To put the idea of doing away with the six-year statute of limitations into context for financial advisers, consider keeping an arrangement of service providers and a line-up of 401(k) funds as a recommendation to “hold.” “Even though you didn't buy or sell the funds in this lineup, for those that were purchased before you had this ongoing duty, you had a duty to determine whether it was prudent to continue to hold,” Mr. Roberts said.
As a result, broker-dealers who have the infrastructure to supervise their select group of 401(k) fiduciary advisers will implement an even more rigorous process to manage their retirement plan business and who is cleared to work with it. Meanwhile, small RIA shops will become more selective about who they choose to do business with, as they consider the liability they could inherit when they take on new business, Mr. Roberts said.
There's also the question of what doing away with the six-year statute of limitations could mean for the availability of liability insurance for fiduciaries.
“There's always the possibility that the insurance company is hedging its bet that after a period of time they don't have to pay claims,” said Gary Sutherland, CEO of the North American Liability Insurance Agency, a provider of liability coverage.
Depending on how the Supreme Court pursues the issue of the statute of limitations, plan committee members might seek some kind of protection in order to participate on the committee.
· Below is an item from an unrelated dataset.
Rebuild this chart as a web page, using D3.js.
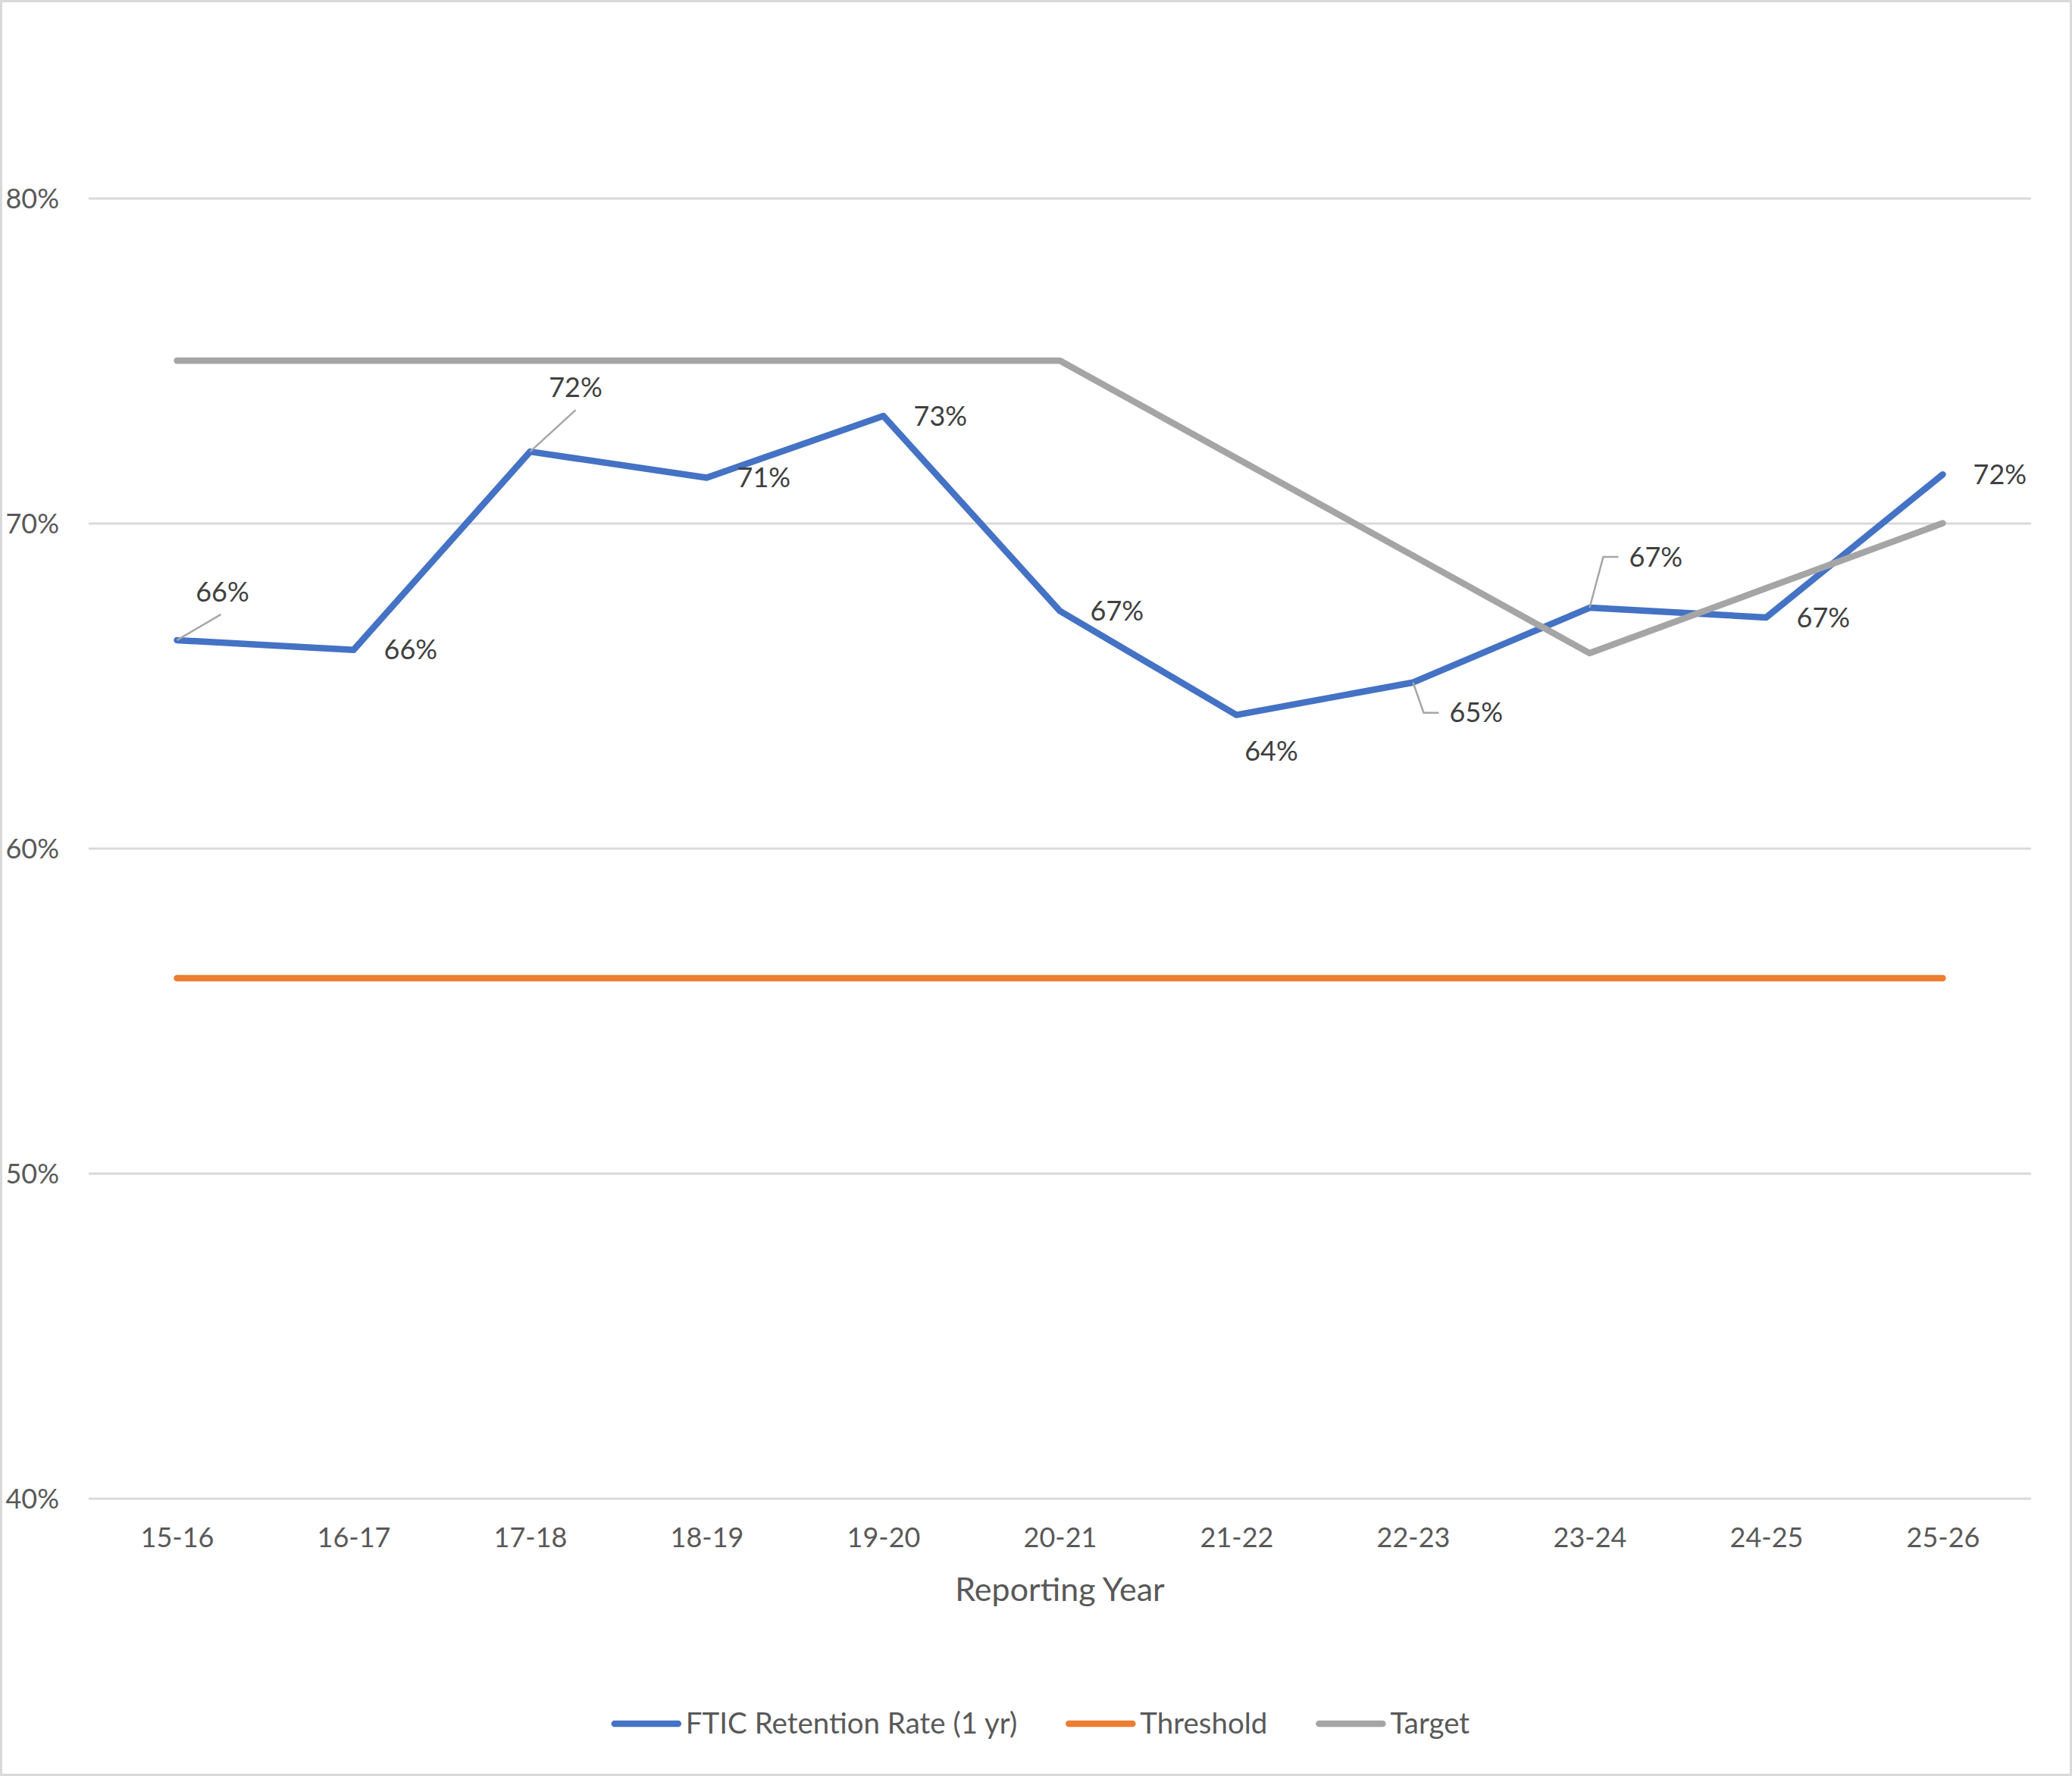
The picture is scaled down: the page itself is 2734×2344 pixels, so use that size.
<!DOCTYPE html>
<html>
<head>
<meta charset="utf-8">
<script src="https://cdn.jsdelivr.net/npm/d3@7"></script>
<style>
    body { margin: 0; background: #fff; }
    text { font-family: Lato, "Open Sans", sans-serif; }
</style>
</head>
<body>
<div id="chart"></div>
<script>
// chart data
var years = ["15-16", "16-17", "17-18", "18-19", "19-20", "20-21", "21-22", "22-23", "23-24", "24-25", "25-26"];
var retention = [0.664, 0.661, 0.722, 0.714, 0.733, 0.673, 0.641, 0.651, 0.674, 0.671, 0.715];
var threshold = [0.56, 0.56, 0.56, 0.56, 0.56, 0.56, 0.56, 0.56, 0.56, 0.56, 0.56];
var target = [0.75, 0.75, 0.75, 0.75, 0.75, 0.75, 0.72, 0.69, 0.66, 0.68, 0.70];
var yTicks = [0.4, 0.5, 0.6, 0.7, 0.8];
var seriesNames = ["FTIC Retention Rate (1 yr)", "Threshold", "Target"];

var totalWidth = 2734,
    totalHeight = 2344;

var margin = {top: 261.5, right: 54, bottom: 366.5, left: 117};
var width = totalWidth - margin.left - margin.right,
    height = totalHeight - margin.top - margin.bottom;

var colors = ["#4472c4", "#ed7d31", "#a5a5a5"];

// label placement for the retention series (offset of text from the point,
// plus an optional leader line), everything else sits to the right
var labelLayout = {
    0: {dx: 60, dy: -64, anchor: "middle", leader: [[0, 0], [58, -34]]},
    2: {dx: 60, dy: -85, anchor: "middle", leader: [[0, 0], [60, -55]]},
    6: {dx: 46, dy: 48, anchor: "middle"},
    7: {dx: 48, dy: 40, anchor: "start", leader: [[0, 0], [14, 40], [34, 40]]},
    8: {dx: 52, dy: -67, anchor: "start", leader: [[0, 0], [18, -67], [38, -67]]}
};

var svg = d3.select("#chart").append("svg")
    .attr("width", totalWidth)
    .attr("height", totalHeight);

svg.append("rect")
    .attr("x", 1.5).attr("y", 1.5)
    .attr("width", totalWidth - 3).attr("height", totalHeight - 3)
    .attr("fill", "#fff")
    .attr("stroke", "#d9d9d9")
    .attr("stroke-width", 3);

var g = svg.append("g")
    .attr("transform", "translate(" + margin.left + "," + margin.top + ")");

var xScale = d3.scalePoint().domain(years).range([0, width]).padding(0.5);
var yScale = d3.scaleLinear().domain([0.4, 0.8]).range([height, 0]);

// gridlines
var yAxis = d3.axisLeft(yScale)
    .tickValues(yTicks)
    .tickSize(-width)
    .tickFormat(d3.format(".0%"));

var yG = g.append("g").call(yAxis);
yG.select(".domain").remove();
yG.selectAll(".tick line")
    .attr("stroke", "#d9d9d9")
    .attr("stroke-width", 3);
yG.selectAll(".tick text")
    .attr("x", -39)
    .attr("dy", "0.35em")
    .attr("fill", "#595959")
    .style("font-size", "36px");

var xAxis = d3.axisBottom(xScale).tickSize(0);
var xG = g.append("g")
    .attr("transform", "translate(0," + height + ")")
    .call(xAxis);
xG.select(".domain").remove();
xG.selectAll(".tick text")
    .attr("y", 52)
    .attr("dy", "0.35em")
    .attr("fill", "#595959")
    .style("font-size", "36px");

g.append("text")
    .attr("x", xScale("20-21"))
    .attr("y", height + 120)
    .attr("dy", "0.35em")
    .attr("text-anchor", "middle")
    .attr("fill", "#595959")
    .style("font-size", "43px")
    .text("Reporting Year");

// lines
var line = d3.line()
    .x(function(d, i) { return xScale(years[i]); })
    .y(function(d) { return yScale(d); });

[retention, threshold, target].forEach(function(s, k) {
    g.append("path")
        .datum(s)
        .attr("fill", "none")
        .attr("stroke", colors[k])
        .attr("stroke-width", 8.5)
        .attr("stroke-linecap", "round")
        .attr("stroke-linejoin", "round")
        .attr("d", line);
});

// data labels
var fmt = d3.format(".0%");
var labels = g.append("g");
retention.forEach(function(v, i) {
    var px = xScale(years[i]),
        py = yScale(v);
    var lay = labelLayout[i] || {dx: 40, dy: 0, anchor: "start"};
    if (lay.leader) {
        labels.append("path")
            .attr("d", d3.line()(lay.leader.map(function(p) { return [px + p[0], py + p[1]]; })))
            .attr("fill", "none")
            .attr("stroke", "#a6a6a6")
            .attr("stroke-width", 2.5);
    }
    labels.append("text")
        .attr("x", px + lay.dx)
        .attr("y", py + lay.dy)
        .attr("dy", "0.35em")
        .attr("text-anchor", lay.anchor)
        .attr("fill", "#404040")
        .style("font-size", "36px")
        .text(fmt(v));
});

// legend
var legend = svg.append("g");
var lx = 0;
seriesNames.forEach(function(name, k) {
    var item = legend.append("g").attr("transform", "translate(" + lx + ",0)");
    item.append("line")
        .attr("x1", 4).attr("x2", 88)
        .attr("y1", 0).attr("y2", 0)
        .attr("stroke", colors[k])
        .attr("stroke-width", 8.5)
        .attr("stroke-linecap", "round");
    var t = item.append("text")
        .attr("x", 98)
        .attr("dy", "0.35em")
        .attr("fill", "#595959")
        .style("font-size", "38.5px")
        .text(name);
    lx += 98 + t.node().getComputedTextLength() + 64;
});
lx -= 64;
legend.attr("transform", "translate(" + ((totalWidth - lx) / 2 + 6) + ",2275)");
</script>
</body>
</html>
“I would want some kind of fiduciary insurance that will indemnify me if I'm brought in for a fiduciary lawsuit, and a corporate indemnification if I'm on the committee and also an employee of the company,” said Mr. Sutherland.
For its part, Edison maintains that it acted with the best interests of its employees in mind.
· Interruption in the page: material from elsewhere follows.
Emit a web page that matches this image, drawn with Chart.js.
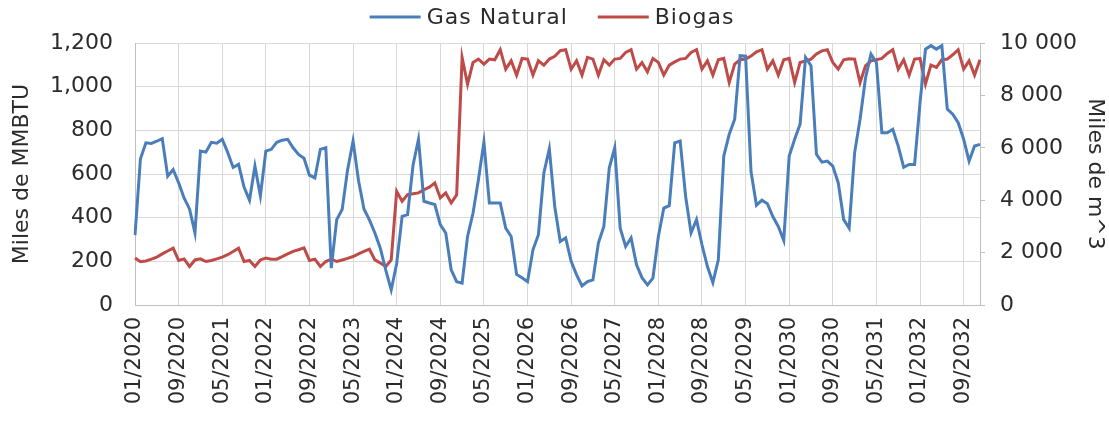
<!DOCTYPE html>
<html>
<head>
<meta charset="utf-8">
<script src="https://cdn.jsdelivr.net/npm/chart.js@4.4.1/dist/chart.umd.min.js"></script>
<style>
  html, body { margin: 0; padding: 0; background: #fff; }
  #caja { width: 1109px; height: 424px; }
</style>
</head>
<body>
<div id="caja"><canvas id="grafico" width="1109" height="424"></canvas></div>
<script>
// Meses 01/2020 - 12/2032
const anioInicio = 2020;
const anioFin = 2032;
const meses = [];
for (let a = anioInicio; a <= anioFin; a++) {
    for (let m = 1; m <= 12; m++) {
        meses.push(String(m).padStart(2, '0') + '/' + a);
    }
}

// Gas Natural (Miles de MMBTU), un valor por mes
const gasNatural = [
    320, 670, 743, 740, 750, 762, 590, 620, 560, 490, 440, 330,      // 2020
    705, 700, 745, 741, 759, 699, 630, 644, 540, 480, 636, 500,      // 2021
    705, 713, 745, 755, 759, 720, 690, 672, 595, 582, 713, 720,      // 2022
    169, 391, 437, 620, 751, 570, 440, 390, 330, 260, 160, 69,       // 2023
    190, 406, 414, 640, 759, 475, 467, 460, 368, 330, 161, 107,      // 2024
    100, 314, 420, 575, 746, 467, 467, 467, 352, 314, 140, 125,      // 2025
    107, 253, 322, 605, 716, 450, 291, 307, 200, 138, 87, 107,       // 2026
    115, 284, 360, 628, 720, 352, 268, 307, 184, 125, 92, 123,       // 2027
    314, 444, 455, 743, 751, 498, 330, 391, 276, 176, 103, 207,      // 2028
    682, 782, 851, 1142, 1140, 610, 457, 480, 464, 405, 360, 296,    // 2029
    682, 759, 828, 1134, 1096, 690, 654, 659, 636, 559, 391, 352,    // 2030
    697, 851, 1040, 1149, 1111, 789, 789, 805, 728, 631, 644, 644,   // 2031
    927, 1172, 1188, 1172, 1188, 897, 874, 835, 759, 659, 728, 736   // 2032
];

// Biogas (Miles de m^3), un valor por mes
const biogas = [
    1790, 1650, 1680, 1750, 1830, 1950, 2060, 2170, 1700, 1760, 1470, 1720,   // 2020
    1760, 1660, 1700, 1760, 1830, 1920, 2040, 2170, 1660, 1700, 1470, 1720,   // 2021
    1790, 1750, 1750, 1850, 1950, 2050, 2110, 2180, 1700, 1750, 1470, 1660,   // 2022
    1750, 1660, 1720, 1780, 1850, 1950, 2050, 2130, 1724, 1600, 1470, 1724,   // 2023
    4340, 3960, 4214, 4250, 4280, 4400, 4500, 4661, 4086, 4278, 3895, 4200,   // 2024
    9450, 8428, 9258, 9386, 9194, 9386, 9360, 9744, 9003, 9320, 8773, 9411,   // 2025
    9386, 8773, 9320, 9155, 9386, 9490, 9705, 9744, 9003, 9320, 8773, 9450,   // 2026
    9386, 8773, 9360, 9155, 9386, 9411, 9640, 9744, 9003, 9250, 8900, 9410,   // 2027
    9260, 8773, 9155, 9280, 9386, 9411, 9640, 9744, 9003, 9320, 8773, 9360,   // 2028
    9411, 8490, 9194, 9360, 9386, 9500, 9667, 9744, 9003, 9320, 8773, 9360,   // 2029
    9411, 8490, 9258, 9320, 9386, 9580, 9700, 9744, 9258, 9003, 9360, 9400,   // 2030
    9386, 8490, 9130, 9320, 9360, 9411, 9600, 9744, 9003, 9360, 8773, 9386,   // 2031
    9411, 8430, 9155, 9067, 9360, 9386, 9550, 9744, 9003, 9320, 8773, 9360    // 2032
];

// Marcas de los ejes
const ticksIzq = [0, 200, 400, 600, 800, 1000, 1200];
const ticksDer = [0, 2000, 4000, 6000, 8000, 10000];
const cadaEtiqueta = 8; // una etiqueta cada 8 meses

const azul = '#4A7EBB';
const rojo = '#BE4B48';
const rejilla = '#d9d9d9';
const borde = '#bfbfbf';
const texto = '#2b2b2b';
const fuente = "'Century Gothic', 'DejaVu Sans', sans-serif";

Chart.defaults.font.family = fuente;
Chart.defaults.color = texto;

// Leyenda dibujada arriba (linea + texto)
const leyenda = {
    id: 'leyenda',
    afterDraw(chart) {
        const c = chart.ctx;
        const sets = chart.data.datasets;
        const largo = 51, sep = 6, entre = 30, yy = 17, centro = 552;
        c.save();
        c.font = '22px ' + fuente;
        c.letterSpacing = '1px';
        const anchos = sets.map(d => c.measureText(d.label).width);
        let total = 0;
        anchos.forEach((w, i) => { total += largo + sep + w + (i ? entre : 0); });
        let x = centro - total / 2;
        sets.forEach((d, i) => {
            c.strokeStyle = d.borderColor;
            c.lineWidth = 3;
            c.beginPath();
            c.moveTo(x, yy);
            c.lineTo(x + largo, yy);
            c.stroke();
            x += largo + sep;
            c.fillStyle = texto;
            c.textBaseline = 'middle';
            c.textAlign = 'left';
            c.fillText(d.label, x, yy + 1);
            x += anchos[i] + entre;
        });
        c.restore();
    }
};

const ctx = document.getElementById('grafico').getContext('2d');
new Chart(ctx, {
    type: 'line',
    data: {
        labels: meses,
        datasets: [
            {
                label: 'Gas Natural',
                data: gasNatural,
                borderColor: azul,
                backgroundColor: azul,
                borderWidth: 3,
                pointRadius: 0,
                tension: 0,
                yAxisID: 'y'
            },
            {
                label: 'Biogas',
                data: biogas,
                borderColor: rojo,
                backgroundColor: rojo,
                borderWidth: 3,
                pointRadius: 0,
                tension: 0,
                yAxisID: 'y2'
            }
        ]
    },
    options: {
        responsive: false,
        animation: false,
        layout: { padding: { top: 43, left: 0, right: 0, bottom: 0 } },
        plugins: {
            legend: { display: false },
            tooltip: { enabled: false }
        },
        scales: {
            x: {
                offset: false,
                grid: {
                    color: c => (c.index % cadaEtiqueta === 0 ? rejilla : 'rgba(0,0,0,0)'),
                    drawTicks: false
                },
                border: { color: borde },
                ticks: {
                    autoSkip: false,
                    minRotation: 90,
                    maxRotation: 90,
                    padding: 12,
                    font: { size: 21 },
                    callback: (v, i) => (i % cadaEtiqueta === 0 ? meses[i] : '')
                },
                afterFit: s => { s.height = 119; }
            },
            y: {
                position: 'left',
                min: 0,
                max: 1200,
                afterBuildTicks: s => { s.ticks = ticksIzq.map(v => ({ value: v })); },
                ticks: {
                    padding: 22,
                    font: { size: 22 },
                    callback: v => v.toLocaleString('en-US')
                },
                grid: { color: rejilla, drawTicks: false },
                border: { color: borde },
                title: {
                    display: true,
                    text: 'Miles de MMBTU',
                    font: { size: 22 },
                    padding: { top: 9, bottom: 0 }
                },
                afterFit: s => { s.width = 135; }
            },
            y2: {
                position: 'right',
                min: 0,
                max: 10000,
                afterBuildTicks: s => { s.ticks = ticksDer.map(v => ({ value: v })); },
                ticks: {
                    padding: 15,
                    font: { size: 22 },
                    callback: v => v.toLocaleString('en-US').replace(/,/g, ' ')
                },
                grid: { drawOnChartArea: false, tickLength: 5, color: borde },
                border: { color: borde },
                title: {
                    display: true,
                    text: 'Miles de m^3',
                    font: { size: 22 },
                    padding: { top: 1, bottom: 0 }
                },
                afterFit: s => { s.width = 129; }
            }
        }
    },
    plugins: [leyenda]
});
</script>
</body>
</html>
“The companies' [Edison International and Southern California Edison] and plan fiduciaries' efforts to act in the best interests of plan participants are reflected in the numerous rulings in our favor by the trial court and the 9th U.S. Circuit Court of Appeals in the class action challenge to our 401(k) plan,” wrote Edison spokeswoman Lauren Bartlett in an e-mail.
“Our contention is that the statute of limitations destroys the ongoing duty of sponsors and advisers to monitor for fees and performance,” said Jerry Schlichter, the attorney who is representing the Tibble plaintiffs.
“If the court adopts that position, it means that plan sponsors and advisers have to carefully continue to monitor, evaluate the funds that are in the plan — which is what they should be doing anyway,” he added. “If [that position] is adopted, it means that there is no immunity granted to plan sponsors and advisers just because the fund has been there for more than six years."
Aside from the statute-of-limitations issue, the retirement industry will likely be shaken to its core given the fact that the highest court in the land is going to address the issue of excessive fees in 401(k)s. Greater attention to fees by the powers that be could tip the scales even more in favor of cheaper retirement plan offerings.
“It depends on what the Supreme Court is going to do: Will they answer the questions of whether there's a bright line with institutional versus retail funds,” said Marcia Wagner, a managing director of The Wagner Law Group. “If the Supreme Court says something that clearly, I think the entire industry will move in that direction.”
“I think you'll see the larger plans, and even the small to midsized plans, going institutional,” Ms. Wagner said. “The salient issue for the Tibble case is that the same funds were available in both institutional and retail. What's the difference that justifies the fees?”